UK never told Pakistan to avoid torture: Musharraf

Published
By AFP

Former Pakistani president Pervez Musharraf has claimed that Britain never clearly demanded that British citizens not be tortured by his country's security services, in comments released on Monday.

As Britain prepares to open an inquiry into claims that its agents were complicit in the torture of terror suspects, Pakistan's former military ruler said London's stance may have been a "tacit approval of whatever we were doing."

In an interview with BBC TV, Musharraf strongly indicated that Pakistani intelligence agents used torture to extract information from terror suspects, although he did not say whether Britons were subjected to such methods.

He claimed he did not recall being told by the British that the ISI, the Pakistani spy agency, should not use torture on British subjects.
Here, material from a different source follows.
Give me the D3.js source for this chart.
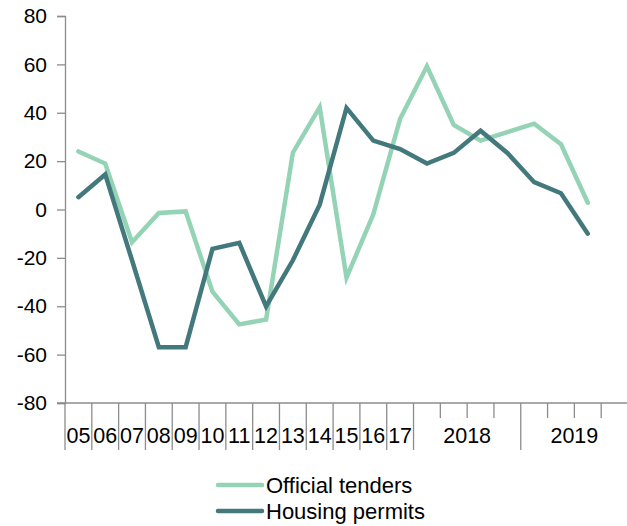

"Never. Never once, I don't remember it all," he said.

"Maybe they wanted us to continue to do whatever we were doing; it was a tacit approval of whatever we were doing."

Musharraf, who who was president of Pakistan from 1999 to 2008 but now lives in exile in London, said: "We are dealing with vicious people, and you have to get information.

"Now if you are extremely decent, we then don't get any information -- we need to allow leeway to the intelligence operatives, the people who interrogate."

The row in Britain centres on the case of former Guantanamo Bay detainee Binyam Mohamed, an Ethiopian-born British resident who claims he was tortured into admitting terror charges with the knowledge of British security services.

His comments were strongly denied by former British security chiefs, who have mounted a fightback against the claims that their agents colluded in torture.

Elizabeth Manningham-Buller, former director of British domestic intelligence service MI5, denied Musharraf's claims. "There was no tacit approval of torture," she said.